# Task to carry out
Below are the records. Retype, exactly, the lines from the first through the line with "return 1 - y / H", and leave out the pictures.

——————————

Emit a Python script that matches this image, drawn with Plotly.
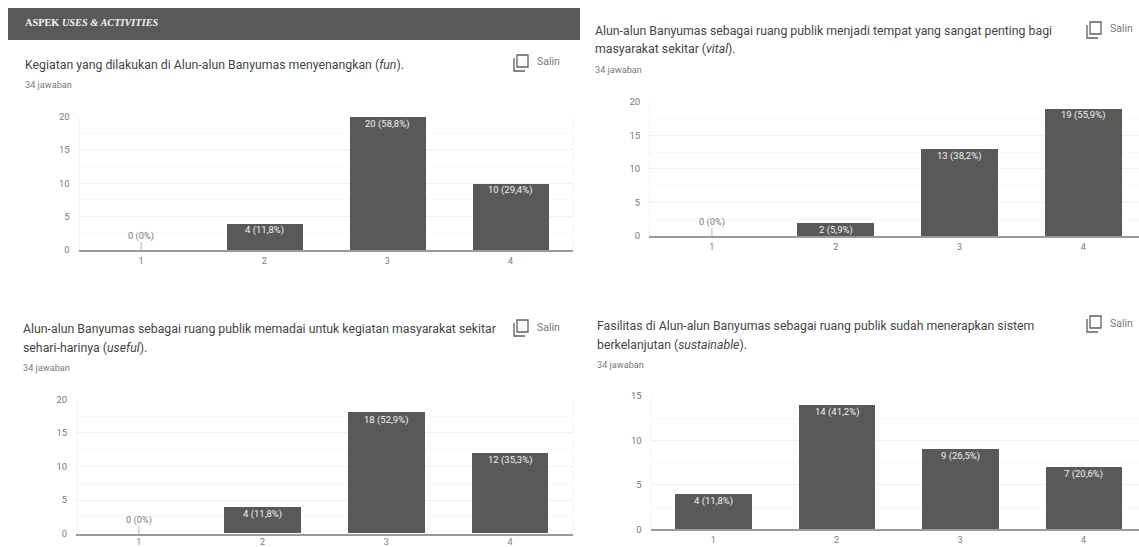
import plotly.graph_objects as go

W, H = 1139, 547

# Survey answers, one list per question
categories = [1, 2, 3, 4]
fun_counts = [0, 4, 20, 10]
fun_labels = ["0 (0%)", "4 (11,8%)", "20 (58,8%)", "10 (29,4%)"]
vital_counts = [0, 2, 13, 19]
vital_labels = ["0 (0%)", "2 (5,9%)", "13 (38,2%)", "19 (55,9%)"]
useful_counts = [0, 4, 18, 12]
useful_labels = ["0 (0%)", "4 (11,8%)", "18 (52,9%)", "12 (35,3%)"]
sustainable_counts = [4, 14, 9, 7]
sustainable_labels = ["4 (11,8%)", "14 (41,2%)", "9 (26,5%)", "7 (20,6%)"]

BAR = "#595959"
TEXT = "#454545"
MUTED = "#7a7a7a"
FONT = "Roboto"


def px(x):
    return x / W


def py(y):
    return 1 - y / H


panels = [
    dict(counts=fun_counts, labels=fun_labels, ymax=20, left=79.5, right=572, top=116.5, bottom=250,
         title=["Kegiatan yang dilakukan di Alun-alun Banyumas menyenangkan (<i>fun</i>)."],
         title_x=25, title_y=[65], count_y=85, copy_y=62, xend=4.5, xstandoff=1),
    dict(counts=vital_counts, labels=vital_labels, ymax=20, left=650, right=1139, top=101.7, bottom=236,
         title=["Alun-alun Banyumas sebagai ruang publik menjadi tempat yang sangat penting bagi",
                "masyarakat sekitar (<i>vital</i>)."],
         title_x=595, title_y=[31, 49.5], count_y=69.5, copy_y=29, xend=4.45, xstandoff=1),
    dict(counts=useful_counts, labels=useful_labels, ymax=20, left=77, right=572, top=399.3, bottom=533.7,
         title=["Alun-alun Banyumas sebagai ruang publik memadai untuk kegiatan masyarakat sekitar",
                "sehari-harinya (<i>useful</i>)."],
         title_x=22.5, title_y=[329, 347.5], count_y=367.5, copy_y=327, xend=4.5, xstandoff=-1),
    dict(counts=sustainable_counts, labels=sustainable_labels, ymax=15, left=651.5, right=1139, top=396, bottom=529.4,
         title=["Fasilitas di Alun-alun Banyumas sebagai ruang publik sudah menerapkan sistem",
                "berkelanjutan (<i>sustainable</i>)."],
         title_x=597, title_y=[325.5, 344.5], count_y=364, copy_y=323, xend=4.45, xstandoff=1),
]

fig = go.Figure()
annotations = []
shapes = [
    # Section banner
    dict(type="rect", xref="paper", yref="paper", x0=px(8), x1=px(580), y0=py(8), y1=py(40),
         fillcolor=BAR, line_width=0, layer="below"),
]
annotations.append(dict(
    text="<b>ASPEK <i>USES &amp; ACTIVITIES</i></b>", xref="paper", yref="paper", x=px(25), y=py(22.5),
    xanchor="left", yanchor="middle", showarrow=False, borderpad=0, borderwidth=0,
    font=dict(family="Liberation Serif", size=10.3, color="#f4f4f4"),
))

layout_axes = {}
for i, p in enumerate(panels, start=1):
    suffix = "" if i == 1 else str(i)
    fig.add_trace(go.Bar(
        x=categories, y=p["counts"], width=0.62, xaxis=f"x{suffix}", yaxis=f"y{suffix}",
        marker=dict(color=BAR, line_width=0), cliponaxis=False, showlegend=False, hoverinfo="x+y",
    ))
    layout_axes[f"xaxis{suffix}"] = dict(
        domain=[px(p["left"]), px(p["right"])], range=[0.5, p["xend"]], anchor=f"y{suffix}",
        tickvals=categories, showgrid=False, zeroline=False, showline=True,
        linecolor="#9a9a9a", linewidth=1.5, ticks="", ticklabelstandoff=p["xstandoff"],
        tickfont=dict(family=FONT, size=9, color=MUTED),
    )
    layout_axes[f"yaxis{suffix}"] = dict(
        domain=[py(p["bottom"]), py(p["top"])], range=[0, p["ymax"]], anchor=f"x{suffix}",
        tick0=0, dtick=5, showgrid=True, gridcolor="#f0f0f0", gridwidth=1, zeroline=False,
        minor=dict(dtick=2.5, tick0=0, showgrid=True, gridcolor="#f8f8f8", gridwidth=1),
        ticks="", ticklabelstandoff=7, showline=True, linecolor="#f3f3f3", linewidth=1, mirror=True,
        tickfont=dict(family=FONT, size=9.5, color=MUTED),
    )

    # Value labels: inside the top of each bar, or over a short stem for an empty one
    for c, t, n in zip(categories, p["labels"], p["counts"]):
        if n == 0:
            annotations.append(dict(
                text=t, x=c, y=0, xref=f"x{suffix}", yref=f"y{suffix}", showarrow=True,
                arrowhead=0, arrowwidth=1, arrowcolor="#b5b5b5", ax=0, ay=-8, standoff=0,
                yanchor="bottom", borderpad=0, borderwidth=0,
                font=dict(family=FONT, size=9.3, color=MUTED),
            ))
        else:
            annotations.append(dict(
                text=t, x=c, y=n, yshift=-1, xref=f"x{suffix}", yref=f"y{suffix}", showarrow=False,
                yanchor="top", xanchor="center", borderpad=0, borderwidth=0,
                font=dict(family=FONT, size=9.5, color="#f2f2f2"),
            ))

    for line, y in zip(p["title"], p["title_y"]):
        annotations.append(dict(
            text=line, xref="paper", yref="paper", x=px(p["title_x"]), y=py(y),
            xanchor="left", yanchor="middle", showarrow=False, borderpad=0, borderwidth=0,
            font=dict(family=FONT, size=12.3, color=TEXT),
        ))
    annotations.append(dict(
        text="34 jawaban", xref="paper", yref="paper", x=px(p["title_x"]), y=py(p["count_y"]),
        xanchor="left", yanchor="middle", showarrow=False, borderpad=0, borderwidth=0,
        font=dict(family=FONT, size=9.2, color=MUTED),
    ))

    # Copy control in the question's top-right corner
    right_edge = 560 if p["left"] < 500 else 1133
    annotations.append(dict(
        text="Salin", xref="paper", yref="paper", x=px(right_edge), y=py(p["copy_y"]),
        xanchor="right", yanchor="middle", showarrow=False, borderpad=0, borderwidth=0,
        font=dict(family=FONT, size=10.5, color=MUTED),
    ))
    ix = right_edge - 46
    iy = p["copy_y"]
    shapes.append(dict(type="rect", xref="paper", yref="paper", x0=px(ix + 3), x1=px(ix + 14),
                       y0=py(iy - 7), y1=py(iy + 5), line=dict(color="#5f5f5f", width=1.3)))
    shapes.append(dict(type="path", xref="paper", yref="paper",
                       path=(f"M {px(ix)} {py(iy - 4)} L {px(ix)} {py(iy + 9)} "
                             f"L {px(ix + 11)} {py(iy + 9)}"),
                       line=dict(color="#5f5f5f", width=1.3)))

fig.update_layout(
    width=W, height=H, autosize=False,
    margin=dict(l=0, r=0, t=0, b=0, pad=0, autoexpand=False),
    paper_bgcolor="white", plot_bgcolor="white", showlegend=False, bargap=0,
    annotations=annotations, shapes=shapes, **layout_axes,
)

fig.write_html("out.html", config=dict(displayModeBar=False))
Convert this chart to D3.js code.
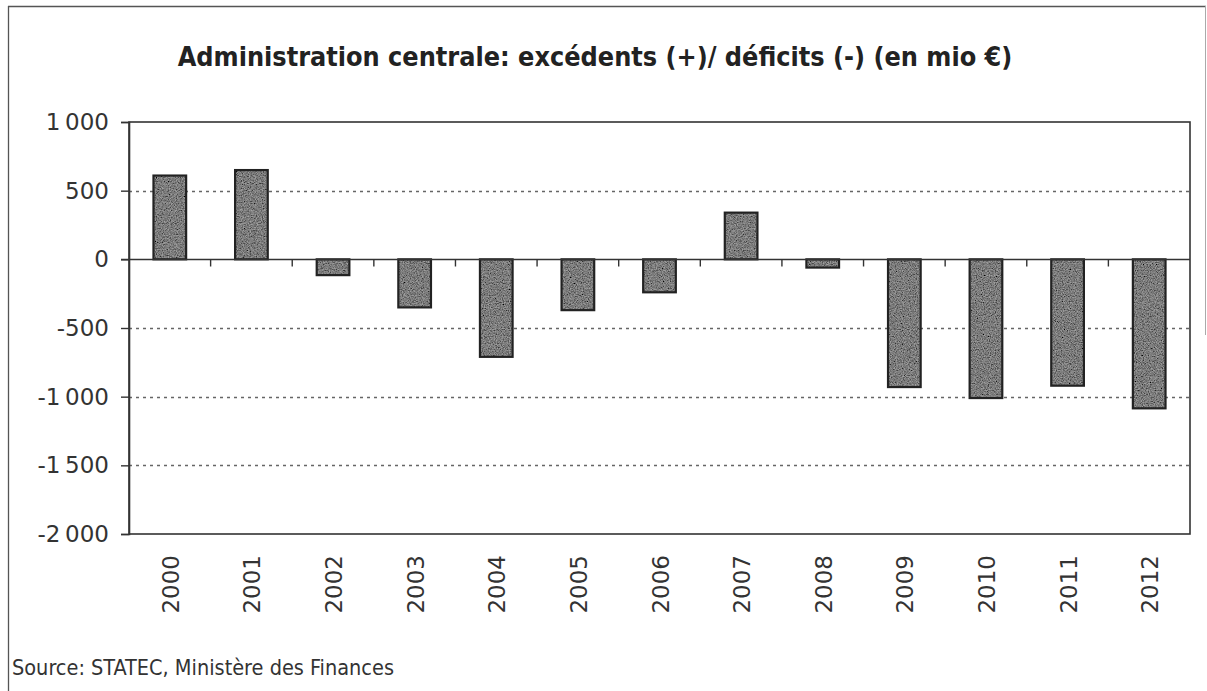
<!DOCTYPE html>
<html>
<head>
<meta charset="utf-8">
<script src="https://cdn.jsdelivr.net/npm/d3@7"></script>
<style>
  html, body { margin: 0; padding: 0; background: #fff; }
  svg { display: block; }
</style>
</head>
<body>
<svg id="chart" width="1207" height="691"></svg>
<script>
// ---- data ----
const categories = ["2000","2001","2002","2003","2004","2005","2006","2007","2008","2009","2010","2011","2012"];
const values = [610, 650, -115, -350, -710, -370, -240, 340, -60, -930, -1010, -920, -1085];
const yTicks = [1000, 500, 0, -500, -1000, -1500, -2000];
const titleText = "Administration centrale: excédents (+)/ déficits (-) (en mio €)";
const sourceText = "Source: STATEC, Ministère des Finances";

// ---- layout ----
const W = 1207, H = 691;
const plot = { left: 129, right: 1190, top: 122, bottom: 534 };

const svg = d3.select("#chart");

// texture filter for the scanned stipple look
const defs = svg.append("defs");
const f = defs.append("filter").attr("id", "grain").attr("x", 0).attr("y", 0).attr("width", 1).attr("height", 1);
f.append("feTurbulence").attr("type", "fractalNoise").attr("baseFrequency", 0.85).attr("numOctaves", 2).attr("seed", 7).attr("result", "noise");
f.append("feColorMatrix").attr("in", "noise").attr("type", "matrix")
  .attr("values", "1.6 0 0 0 -0.25  1.6 0 0 0 -0.25  1.6 0 0 0 -0.25  0 0 0 0 1").attr("result", "gnoise");
f.append("feBlend").attr("in", "SourceGraphic").attr("in2", "gnoise").attr("mode", "multiply").attr("result", "blend");
f.append("feComposite").attr("in", "blend").attr("in2", "SourceGraphic").attr("operator", "in");

const x = d3.scaleBand().domain(categories).range([plot.left, plot.right]).paddingInner(0.6).paddingOuter(0.3);
const step = x.step();
const y = d3.scaleLinear().domain([-2000, 1000]).range([plot.bottom, plot.top]);

// outer frame
const frame = svg.append("g").attr("stroke", "#555").attr("fill", "none");
frame.append("line").attr("x1", 8).attr("x2", 1206).attr("y1", 6.5).attr("y2", 6.5).attr("stroke-width", 1.3);
frame.append("line").attr("x1", 8.5).attr("x2", 8.5).attr("y1", 6).attr("y2", H).attr("stroke-width", 1.3);
frame.append("line").attr("x1", 1205.5).attr("x2", 1205.5).attr("y1", 6).attr("y2", 335).attr("stroke", "#aaa").attr("stroke-width", 1);

// title
const title = svg.append("text")
  .attr("x", 595).attr("y", 66)
  .attr("text-anchor", "middle")
  .attr("font-family", "'Liberation Sans Narrow', 'DejaVu Sans Condensed', 'Liberation Sans', sans-serif")
  .attr("font-weight", "bold")
  .attr("font-size", 27)
  .attr("fill", "#222")
  .text(titleText);
const tw = title.node().getComputedTextLength();
if (tw > 0) title.attr("font-size", 27 * 835 / tw);

// gridlines (dashed) for interior ticks
svg.append("g").selectAll("line")
  .data(yTicks.filter(d => d !== 1000 && d !== -2000 && d !== 0))
  .join("line")
  .attr("x1", plot.left).attr("x2", plot.right)
  .attr("y1", d => Math.round(y(d)) + 0.5).attr("y2", d => Math.round(y(d)) + 0.5)
  .attr("stroke", "#666").attr("stroke-width", 1.4).attr("stroke-dasharray", "3,4");

// plot border
svg.append("rect")
  .attr("x", plot.left).attr("y", plot.top)
  .attr("width", plot.right - plot.left).attr("height", plot.bottom - plot.top)
  .attr("fill", "none").attr("stroke", "#333").attr("stroke-width", 1.6);

// y axis
const yAxis = d3.axisLeft(y).tickValues(yTicks).tickSize(8).tickPadding(12);
const yg = svg.append("g").attr("transform", `translate(${plot.left},0)`).call(yAxis);
yg.select(".domain").attr("stroke", "#333").attr("stroke-width", 1.6);
yg.selectAll(".tick line").attr("stroke", "#333").attr("stroke-width", 1.4);
yg.selectAll(".tick text")
  .attr("font-family", "'DejaVu Sans', sans-serif")
  .attr("font-size", 23)
  .attr("fill", "#333")
  .text(d => {
    const s = Math.abs(d).toString();
    const body = s.length > 3 ? s.slice(0, s.length - 3) + "\u2009" + s.slice(-3) : s;
    return (d < 0 ? "-" : "") + body;
  });

// bars
const bars = svg.append("g");
bars.selectAll("rect.fill")
  .data(categories)
  .join("rect")
  .attr("class", "fill")
  .attr("x", d => x(d))
  .attr("width", x.bandwidth())
  .attr("y", (d, i) => y(Math.max(0, values[i])))
  .attr("height", (d, i) => Math.abs(y(values[i]) - y(0)))
  .attr("fill", "#a2a2a2")
  .attr("filter", "url(#grain)");
bars.selectAll("rect.outline")
  .data(categories)
  .join("rect")
  .attr("class", "outline")
  .attr("x", d => x(d))
  .attr("width", x.bandwidth())
  .attr("y", (d, i) => y(Math.max(0, values[i])))
  .attr("height", (d, i) => Math.abs(y(values[i]) - y(0)))
  .attr("fill", "none")
  .attr("stroke", "#222")
  .attr("stroke-width", 2.2);

// zero line with category separator ticks
const zeroY = Math.round(y(0)) + 0.5;
svg.append("line")
  .attr("x1", plot.left - 8).attr("x2", plot.right)
  .attr("y1", zeroY).attr("y2", zeroY)
  .attr("stroke", "#333").attr("stroke-width", 1.6);
svg.append("g").selectAll("line")
  .data(categories.slice(1))
  .join("line")
  .attr("x1", d => x(d) - (step - x.bandwidth()) / 2)
  .attr("x2", d => x(d) - (step - x.bandwidth()) / 2)
  .attr("y1", zeroY).attr("y2", zeroY + 7)
  .attr("stroke", "#333").attr("stroke-width", 1.4);

// x labels (rotated) under plot
svg.append("g").selectAll("text")
  .data(categories)
  .join("text")
  .attr("transform", d => `translate(${x(d) + x.bandwidth() / 2 + 9},${plot.bottom + 21}) rotate(-90)`)
  .attr("text-anchor", "end")
  .attr("font-family", "'DejaVu Sans', sans-serif")
  .attr("font-size", 23)
  .attr("fill", "#333")
  .text(d => d);

// source
svg.append("text")
  .attr("x", 12).attr("y", 675)
  .attr("font-family", "'Liberation Sans Narrow', 'DejaVu Sans Condensed', sans-serif")
  .attr("font-size", 21.5)
  .attr("fill", "#333")
  .text(sourceText);
</script>
</body>
</html>
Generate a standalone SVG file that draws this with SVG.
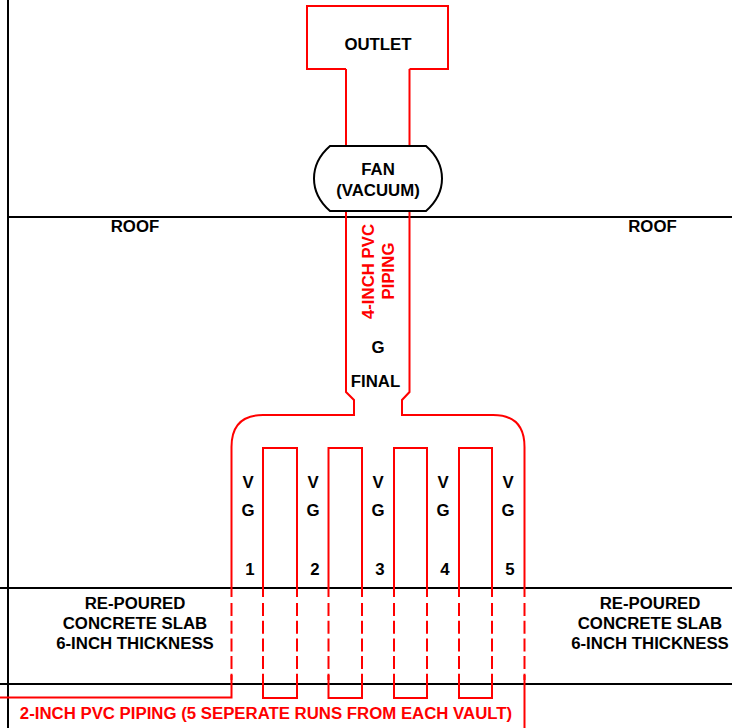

——————————

# Written answer
Emit a Python script that matches this image, drawn with Plotly.
import plotly.graph_objects as go

W, H = 1139, 547

# Survey answers, one list per question
categories = [1, 2, 3, 4]
fun_counts = [0, 4, 20, 10]
fun_labels = ["0 (0%)", "4 (11,8%)", "20 (58,8%)", "10 (29,4%)"]
vital_counts = [0, 2, 13, 19]
vital_labels = ["0 (0%)", "2 (5,9%)", "13 (38,2%)", "19 (55,9%)"]
useful_counts = [0, 4, 18, 12]
useful_labels = ["0 (0%)", "4 (11,8%)", "18 (52,9%)", "12 (35,3%)"]
sustainable_counts = [4, 14, 9, 7]
sustainable_labels = ["4 (11,8%)", "14 (41,2%)", "9 (26,5%)", "7 (20,6%)"]

BAR = "#595959"
TEXT = "#454545"
MUTED = "#7a7a7a"
FONT = "Roboto"


def px(x):
    return x / W


def py(y):
    return 1 - y / H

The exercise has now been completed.